REQUIREMENTS: Extract the full listing verbatim and drop any pictures from your copy.

───

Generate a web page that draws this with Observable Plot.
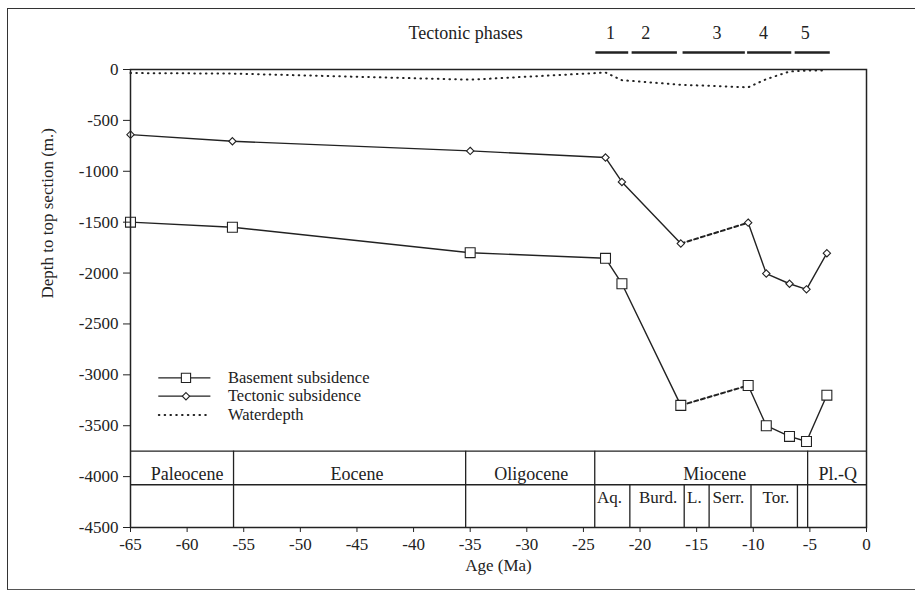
<!DOCTYPE html>
<html>
<head>
<meta charset="utf-8">
<script src="https://cdn.jsdelivr.net/npm/d3@7"></script>
<script src="https://cdn.jsdelivr.net/npm/@observablehq/plot@0.6"></script>
<style>
  html, body { margin: 0; padding: 0; background: #fff; }
  #wrap { position: relative; width: 915px; height: 591px; overflow: hidden; }
  #border { position: absolute; left: 7px; top: 8px; width: 960px; height: 580px;
            border-left: 1.5px solid #333; border-top: 1.5px solid #333; border-bottom: 1.5px solid #555; }
  #chart { position: absolute; left: 0; top: 0; }
</style>
</head>
<body>
<div id="wrap"><div id="chart"></div><div id="border"></div></div>
<script>
// ---- data ----
const ages      = [-65, -56, -35, -23.05, -21.6, -16.4, -10.45, -8.85, -6.8, -5.3, -3.5];
const basement  = [-1500, -1550, -1800, -1855, -2105, -3300, -3105, -3500, -3605, -3655, -3200];
const tectonic  = [-640, -705, -800, -865, -1105, -1710, -1505, -2005, -2105, -2160, -1805];
const water     = [-35, -40, -100, -30, -105, -150, -175, -95, -20, -10, -10];

const epochNames  = ["Paleocene", "Eocene", "Oligocene", "Miocene", "Pl.-Q"];
const epochLabelX = [-60.0, -45.0, -29.6, -13.4, -2.55];
const epochBounds = [-55.9, -35.4, -24.0, -5.2];
const stageNames  = ["Aq.", "Burd.", "L.", "Serr.", "Tor."];
const stageLabelX = [-22.7, -18.4, -15.2, -12.2, -8.0];
const stageBounds = [-20.9, -16.1, -13.9, -10.2, -6.1];

const phaseNames  = ["1", "2", "3", "4", "5"];
const phaseStart  = [-23.9, -20.7, -16.2, -10.5, -6.3];
const phaseEnd    = [-21.0, -16.7, -10.7, -6.6, -3.2];
const phaseLabelX = [-22.6, -19.5, -13.2, -9.1, -5.4];

const xTicks = d3.range(-65, 1, 5);
const yTicks = d3.range(-4500, 1, 500);

const legendNames = ["Basement subsidence", "Tectonic subsidence", "Waterdepth"];
const legendY     = [-3030, -3210, -3395];

// ---- derived tables ----
const rows = vals => ages.map((a, i) => ({age: a, v: vals[i], i}));
const gapA = 5, gapB = 6; // data gap drawn dashed
const ink = "#222";
const F = "Liberation Serif";
const dotted = {stroke: ink, strokeWidth: 2, strokeDasharray: "0.6,5.2", strokeLinecap: "round"};

function seriesMarks(vals, symbol, r) {
  const R = rows(vals);
  return [
    Plot.line(R.filter(d => d.i <= gapA), {x: "age", y: "v", stroke: ink, strokeWidth: 1.4}),
    Plot.line(R.filter(d => d.i >= gapB), {x: "age", y: "v", stroke: ink, strokeWidth: 1.4}),
    Plot.line(R.filter(d => d.i === gapA || d.i === gapB), {x: "age", y: "v", stroke: ink, strokeWidth: 2, strokeDasharray: "4,3"}),
    Plot.dot(R, {x: "age", y: "v", symbol, r, stroke: ink, fill: "white", strokeWidth: 1.1})
  ];
}

const epochRows = epochNames.map((n, i) => ({n, x: epochLabelX[i]}));
const stageRows = stageNames.map((n, i) => ({n, x: stageLabelX[i]}));
const phaseRows = phaseNames.map((n, i) => ({n, x1: phaseStart[i], x2: phaseEnd[i], x: phaseLabelX[i]}));

const chart = Plot.plot({
  width: 915,
  height: 591,
  marginLeft: 130,
  marginRight: 49,
  marginTop: 69,
  marginBottom: 64,
  style: {fontFamily: F, fontSize: "17px", color: ink, background: "white", overflow: "visible"},
  x: {domain: [-65, 0], ticks: xTicks},
  y: {domain: [-4500, 0], ticks: yTicks},
  marks: [
    // geologic time boxes
    Plot.ruleY([-3750, -4080], {x1: -65, x2: 0, stroke: ink, strokeWidth: 1.3}),
    Plot.ruleX(epochBounds, {y1: -3750, y2: -4500, stroke: ink, strokeWidth: 1.3}),
    Plot.ruleX(stageBounds, {y1: -4080, y2: -4500, stroke: ink, strokeWidth: 1.3}),
    Plot.text(epochRows, {x: "x", y: -3979, text: "n", fontSize: 18, fill: ink}),
    Plot.text(stageRows, {x: "x", y: -4205, text: "n", fontSize: 17, fill: ink}),

    // waterdepth dotted
    Plot.line(rows(water), {x: "age", y: "v", ...dotted}),
    ...seriesMarks(basement, "square", 5.6),
    ...seriesMarks(tectonic, "diamond2", 3.3),

    // frame and axes
    Plot.frame({stroke: ink, strokeWidth: 1.5}),
    Plot.axisX({ticks: xTicks, tickSize: 5, tickPadding: 5, label: null, fontSize: 17, tickFormat: d => String(d), stroke: ink}),
    Plot.axisY({ticks: yTicks, tickSize: 7, tickPadding: 5, label: null, fontSize: 17, tickFormat: d => String(d), stroke: ink}),
    Plot.text(["Age (Ma)"], {frameAnchor: "bottom", dy: 43, fontSize: 17, fill: ink}),
    Plot.text(["Depth to top section (m.)"], {frameAnchor: "left", dx: -83, rotate: -90, fontSize: 17, fill: ink}),

    // tectonic phases above the plot
    Plot.ruleY(phaseRows, {x1: "x1", x2: "x2", y: 167, stroke: ink, strokeWidth: 2.6}),
    Plot.text(phaseRows, {x: "x", y: 354, text: "n", fontSize: 18, fill: ink}),
    Plot.text(["Tectonic phases"], {x: -35.4, y: 354, fontSize: 18, fill: ink}),

    // legend
    Plot.ruleY(legendY.slice(0, 2), {x1: -62.5, x2: -57.9, stroke: ink, strokeWidth: 1.3}),
    Plot.line([{x: -62.5, y: legendY[2]}, {x: -57.9, y: legendY[2]}], {x: "x", y: "y", ...dotted}),
    Plot.dot([{x: -60.1, y: legendY[0]}], {x: "x", y: "y", symbol: "square", r: 5.2, stroke: ink, fill: "white", strokeWidth: 1.1}),
    Plot.dot([{x: -60.1, y: legendY[1]}], {x: "x", y: "y", symbol: "diamond2", r: 3.3, stroke: ink, fill: "white", strokeWidth: 1.1}),
    Plot.text(legendNames.map((n, i) => ({n, y: legendY[i]})), {x: -56.4, y: "y", text: "n", textAnchor: "start", fontSize: 16.5, fill: ink})
  ]
});
document.getElementById("chart").appendChild(chart);
</script>
</body>
</html>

───

SOLUTION:
Generate a web page that draws this with Observable Plot.
<!DOCTYPE html>
<html>
<head>
<meta charset="utf-8">
<script src="https://cdn.jsdelivr.net/npm/d3@7"></script>
<script src="https://cdn.jsdelivr.net/npm/@observablehq/plot@0.6"></script>
<style>
  html, body { margin: 0; padding: 0; background: #fff; }
  #wrap { position: relative; width: 915px; height: 591px; overflow: hidden; }
  #border { position: absolute; left: 7px; top: 8px; width: 960px; height: 580px;
            border-left: 1.5px solid #333; border-top: 1.5px solid #333; border-bottom: 1.5px solid #555; }
  #chart { position: absolute; left: 0; top: 0; }
</style>
</head>
<body>
<div id="wrap"><div id="chart"></div><div id="border"></div></div>
<script>
// ---- data ----
const ages      = [-65, -56, -35, -23.05, -21.6, -16.4, -10.45, -8.85, -6.8, -5.3, -3.5];
const basement  = [-1500, -1550, -1800, -1855, -2105, -3300, -3105, -3500, -3605, -3655, -3200];
const tectonic  = [-640, -705, -800, -865, -1105, -1710, -1505, -2005, -2105, -2160, -1805];
const water     = [-35, -40, -100, -30, -105, -150, -175, -95, -20, -10, -10];

const epochNames  = ["Paleocene", "Eocene", "Oligocene", "Miocene", "Pl.-Q"];
const epochLabelX = [-60.0, -45.0, -29.6, -13.4, -2.55];
const epochBounds = [-55.9, -35.4, -24.0, -5.2];
const stageNames  = ["Aq.", "Burd.", "L.", "Serr.", "Tor."];
const stageLabelX = [-22.7, -18.4, -15.2, -12.2, -8.0];
const stageBounds = [-20.9, -16.1, -13.9, -10.2, -6.1];

const phaseNames  = ["1", "2", "3", "4", "5"];
const phaseStart  = [-23.9, -20.7, -16.2, -10.5, -6.3];
const phaseEnd    = [-21.0, -16.7, -10.7, -6.6, -3.2];
const phaseLabelX = [-22.6, -19.5, -13.2, -9.1, -5.4];

const xTicks = d3.range(-65, 1, 5);
const yTicks = d3.range(-4500, 1, 500);

const legendNames = ["Basement subsidence", "Tectonic subsidence", "Waterdepth"];
const legendY     = [-3030, -3210, -3395];

// ---- derived tables ----
const rows = vals => ages.map((a, i) => ({age: a, v: vals[i], i}));
const gapA = 5, gapB = 6; // data gap drawn dashed
const ink = "#222";
const F = "Liberation Serif";
const dotted = {stroke: ink, strokeWidth: 2, strokeDasharray: "0.6,5.2", strokeLinecap: "round"};

function seriesMarks(vals, symbol, r) {
  const R = rows(vals);
  return [
    Plot.line(R.filter(d => d.i <= gapA), {x: "age", y: "v", stroke: ink, strokeWidth: 1.4}),
    Plot.line(R.filter(d => d.i >= gapB), {x: "age", y: "v", stroke: ink, strokeWidth: 1.4}),
    Plot.line(R.filter(d => d.i === gapA || d.i === gapB), {x: "age", y: "v", stroke: ink, strokeWidth: 2, strokeDasharray: "4,3"}),
    Plot.dot(R, {x: "age", y: "v", symbol, r, stroke: ink, fill: "white", strokeWidth: 1.1})
  ];
}

const epochRows = epochNames.map((n, i) => ({n, x: epochLabelX[i]}));
const stageRows = stageNames.map((n, i) => ({n, x: stageLabelX[i]}));
const phaseRows = phaseNames.map((n, i) => ({n, x1: phaseStart[i], x2: phaseEnd[i], x: phaseLabelX[i]}));

const chart = Plot.plot({
  width: 915,
  height: 591,
  marginLeft: 130,
  marginRight: 49,
  marginTop: 69,
  marginBottom: 64,
  style: {fontFamily: F, fontSize: "17px", color: ink, background: "white", overflow: "visible"},
  x: {domain: [-65, 0], ticks: xTicks},
  y: {domain: [-4500, 0], ticks: yTicks},
  marks: [
    // geologic time boxes
    Plot.ruleY([-3750, -4080], {x1: -65, x2: 0, stroke: ink, strokeWidth: 1.3}),
    Plot.ruleX(epochBounds, {y1: -3750, y2: -4500, stroke: ink, strokeWidth: 1.3}),
    Plot.ruleX(stageBounds, {y1: -4080, y2: -4500, stroke: ink, strokeWidth: 1.3}),
    Plot.text(epochRows, {x: "x", y: -3979, text: "n", fontSize: 18, fill: ink}),
    Plot.text(stageRows, {x: "x", y: -4205, text: "n", fontSize: 17, fill: ink}),

    // waterdepth dotted
    Plot.line(rows(water), {x: "age", y: "v", ...dotted}),
    ...seriesMarks(basement, "square", 5.6),
    ...seriesMarks(tectonic, "diamond2", 3.3),

    // frame and axes
    Plot.frame({stroke: ink, strokeWidth: 1.5}),
    Plot.axisX({ticks: xTicks, tickSize: 5, tickPadding: 5, label: null, fontSize: 17, tickFormat: d => String(d), stroke: ink}),
    Plot.axisY({ticks: yTicks, tickSize: 7, tickPadding: 5, label: null, fontSize: 17, tickFormat: d => String(d), stroke: ink}),
    Plot.text(["Age (Ma)"], {frameAnchor: "bottom", dy: 43, fontSize: 17, fill: ink}),
    Plot.text(["Depth to top section (m.)"], {frameAnchor: "left", dx: -83, rotate: -90, fontSize: 17, fill: ink}),

    // tectonic phases above the plot
    Plot.ruleY(phaseRows, {x1: "x1", x2: "x2", y: 167, stroke: ink, strokeWidth: 2.6}),
    Plot.text(phaseRows, {x: "x", y: 354, text: "n", fontSize: 18, fill: ink}),
    Plot.text(["Tectonic phases"], {x: -35.4, y: 354, fontSize: 18, fill: ink}),

    // legend
    Plot.ruleY(legendY.slice(0, 2), {x1: -62.5, x2: -57.9, stroke: ink, strokeWidth: 1.3}),
    Plot.line([{x: -62.5, y: legendY[2]}, {x: -57.9, y: legendY[2]}], {x: "x", y: "y", ...dotted}),
    Plot.dot([{x: -60.1, y: legendY[0]}], {x: "x", y: "y", symbol: "square", r: 5.2, stroke: ink, fill: "white", strokeWidth: 1.1}),
    Plot.dot([{x: -60.1, y: legendY[1]}], {x: "x", y: "y", symbol: "diamond2", r: 3.3, stroke: ink, fill: "white", strokeWidth: 1.1}),
    Plot.text(legendNames.map((n, i) => ({n, y: legendY[i]})), {x: -56.4, y: "y", text: "n", textAnchor: "start", fontSize: 16.5, fill: ink})
  ]
});
document.getElementById("chart").appendChild(chart);
</script>
</body>
</html>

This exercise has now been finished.